The cultural context of the parable heightens the beauty. In first-century Jewish society, a patriarch did not run. It was undignified. Yet Jesus paints a picture of a father who sees his son “a great way off” and runs toward him (Luke 15:20). Dependence is not met with disdain but with embrace. The father does not negotiate terms; he restores relationship.
This reveals something about abiding in Christ. When we order our lives according to God’s Word, we are not surrendering joy; we are discovering it. Dependence is not weakness but alignment. The more we root our choices in Scripture, the more we relax into His care. We rest in His love, not because we are incapable, but because He is trustworthy.
In a culture that prizes control, trusting God can feel counterintuitive. We want to manage outcomes, engineer success, and insulate ourselves from risk. Yet every attempt to live independently of God ultimately leaves us hungry.
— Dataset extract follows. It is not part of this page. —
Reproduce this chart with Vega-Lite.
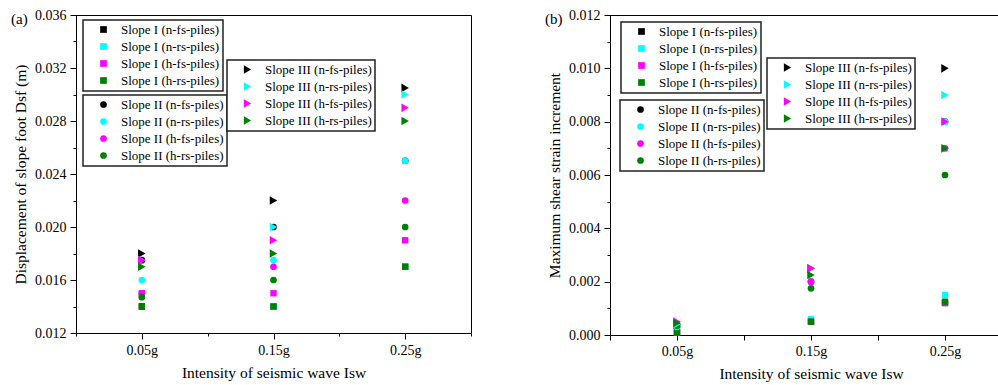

The prodigal’s famine was not accidental; it exposed the fragility of his self-designed life.
It is never too late to be God’s dependent. That may be the most freeing truth in this passage. No matter how far we wander, the way home remains open. Repentance is not humiliation; it is restoration. The Father’s house is not a place of shame but of belonging.
Perhaps the deeper question is this: Where have I mistaken independence for maturity? Where have I quietly believed that relying on God is childish? Spiritual adulthood is not self-sufficiency; it is sustained reliance. The apostle Paul captured this when he wrote, “When I am weak, then I am strong” (2 Corinthians 12:10). Strength flows through surrendered weakness.
We often measure growth by how little we need others. In Christ, growth is measured by how deeply we trust Him.
On Second Thought
Here is the unexpected paradox: the journey toward independence often ends in dependence anyway. The prodigal left home seeking freedom and discovered hunger. He pursued autonomy and found himself feeding pigs. His grand declaration of independence collapsed into a desperate recognition of need. Yet that very recognition became the doorway to restoration. What if the strength we are striving to prove is actually the barrier keeping us from peace?
On second thought, perhaps the Father was never trying to keep the son confined. Perhaps He was guarding him from isolation. Independence without relationship breeds loneliness. Autonomy without guidance breeds anxiety. The son thought leaving would enlarge his life; instead, it diminished it. Only when he returned did he experience fullness. And here is the surprise—coming home did not reduce him; it redefined him. He was not restored as a servant but as a son.
We spend much of our lives proving that we can stand on our own. Yet the gospel gently whispers that we were never meant to. To be God’s dependent is not regression; it is redemption. It is not a retreat from adulthood but a return to identity. The Father’s embrace does not erase responsibility; it anchors it. In His house, obedience is not coerced but cultivated by love.
Perhaps today is not about proving strength but about embracing reliance. The Father still watches the horizon. The road home is shorter than you think.